Tintin, Super-Homem, Malan,Armínio Fraga, e eu
Em 14 de julho de 2000, eu me encontrava preso no Aeroporto de Brasília, aguardando um vôo atrasado para Congonhas. E como em toda sexta-feira está tudo mundo tentando deixar Planalto Central.
Para passar o tempo, estava imerso no arco do Super-Homem "Emperor Joker", de Joe Kelly e Jeph Loeb, lendo na versão original em inglês, como sempre fiz, para apreciar totalmente as nuances da narrativa dos quadrinhos americanos.
Um homem de terno preto se senta ao meu lado e, ao notar o gibi, puxa conversa. Perguntou por que eu estava lendo em inglês. Expliquei minha preferência por consumir quadrinhos em seu idioma original, a fim de captar o tom autêntico e a escrita dos autores.
Foi só então que percebi que estava conversando com Arminio Fraga, então presidente do Banco Central do Brasil.
Ele comentou que eu parecia muito jovem para o ambiente político de Brasília e perguntou o que eu fazia por ali.
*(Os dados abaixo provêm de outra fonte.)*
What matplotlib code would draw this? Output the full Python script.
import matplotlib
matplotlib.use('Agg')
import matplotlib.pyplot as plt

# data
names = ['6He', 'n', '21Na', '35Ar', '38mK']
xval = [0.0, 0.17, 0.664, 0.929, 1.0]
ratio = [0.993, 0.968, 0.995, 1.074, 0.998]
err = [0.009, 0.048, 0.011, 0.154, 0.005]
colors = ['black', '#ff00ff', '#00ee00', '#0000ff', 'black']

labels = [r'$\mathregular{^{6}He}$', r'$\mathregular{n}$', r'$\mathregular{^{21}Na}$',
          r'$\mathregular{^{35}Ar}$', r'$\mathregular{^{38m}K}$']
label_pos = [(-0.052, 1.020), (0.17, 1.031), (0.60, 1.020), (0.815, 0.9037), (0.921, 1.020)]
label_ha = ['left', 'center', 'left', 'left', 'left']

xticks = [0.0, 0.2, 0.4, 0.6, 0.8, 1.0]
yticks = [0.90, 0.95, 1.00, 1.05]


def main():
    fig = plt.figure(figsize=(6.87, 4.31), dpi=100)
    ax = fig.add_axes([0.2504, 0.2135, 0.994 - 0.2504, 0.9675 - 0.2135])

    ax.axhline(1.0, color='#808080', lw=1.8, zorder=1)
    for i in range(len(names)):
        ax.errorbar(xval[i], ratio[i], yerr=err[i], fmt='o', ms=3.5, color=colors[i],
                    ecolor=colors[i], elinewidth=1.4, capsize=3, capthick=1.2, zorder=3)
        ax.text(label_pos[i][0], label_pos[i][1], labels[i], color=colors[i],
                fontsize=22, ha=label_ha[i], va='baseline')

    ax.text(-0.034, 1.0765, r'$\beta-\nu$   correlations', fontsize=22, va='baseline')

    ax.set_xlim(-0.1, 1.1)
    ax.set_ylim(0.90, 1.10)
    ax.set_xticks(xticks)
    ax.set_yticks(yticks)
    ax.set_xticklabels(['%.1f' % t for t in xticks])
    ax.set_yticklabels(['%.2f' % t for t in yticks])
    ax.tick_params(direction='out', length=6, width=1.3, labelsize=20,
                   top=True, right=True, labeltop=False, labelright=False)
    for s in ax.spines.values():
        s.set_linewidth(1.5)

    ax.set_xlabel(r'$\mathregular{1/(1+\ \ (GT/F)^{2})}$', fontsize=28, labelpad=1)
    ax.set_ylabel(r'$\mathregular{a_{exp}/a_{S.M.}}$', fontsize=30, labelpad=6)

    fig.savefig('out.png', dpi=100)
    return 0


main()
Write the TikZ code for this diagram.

Contei que era engenheiro de software de São Paulo e que estava trabalhando no projeto da urna eletrônica brasileira.
Ele me parabenizou pela importância e pelo sucesso do projeto. Também mencionou que seu colega, Pedro Malan, então ministro da Fazenda, era fã dos quadrinhos de Tintin, do belga Hergé, e lia as aventuras em francês. Fraga disse que Malan iria gostar do fato de que um fã do Homem de Aço estava contribuindo para uma iniciativa democrática tão relevante. Perguntei o que o "patrão" deles e professor de sociologia, FHC, diria sobre isso. Rimos juntos.
Pouco depois, um grupo de repórteres de TV o cercou, encerrando nossa conversa. Fraga se levantou, se despediu com um “tchau” e partiu. Mas o encontro, claro, deixou uma impressão duradoura em mim.
Pulo rápido para julho de 2001, eis que o próprio Malan em entrevista no "Programa do Jô", não apenas confirmando ser fã de Tintim, mas também dizendo que aprendeu francês lendo justamente esses quadrinhos na juventude. Chegou a brincar que venderia sua coleção, desde que fosse pago em francos franceses! Moeda que já não existia.
Quadrinhos não são apenas entretenimento. São janelas para o idioma, para a história e até a diplomacia. E, às vezes, são o elo que conecta duas pessoas de terno num aeroporto. Foi um momento surreal em que cultura pop, tecnologia, serviço público se cruzaram da forma mais inesperada possível.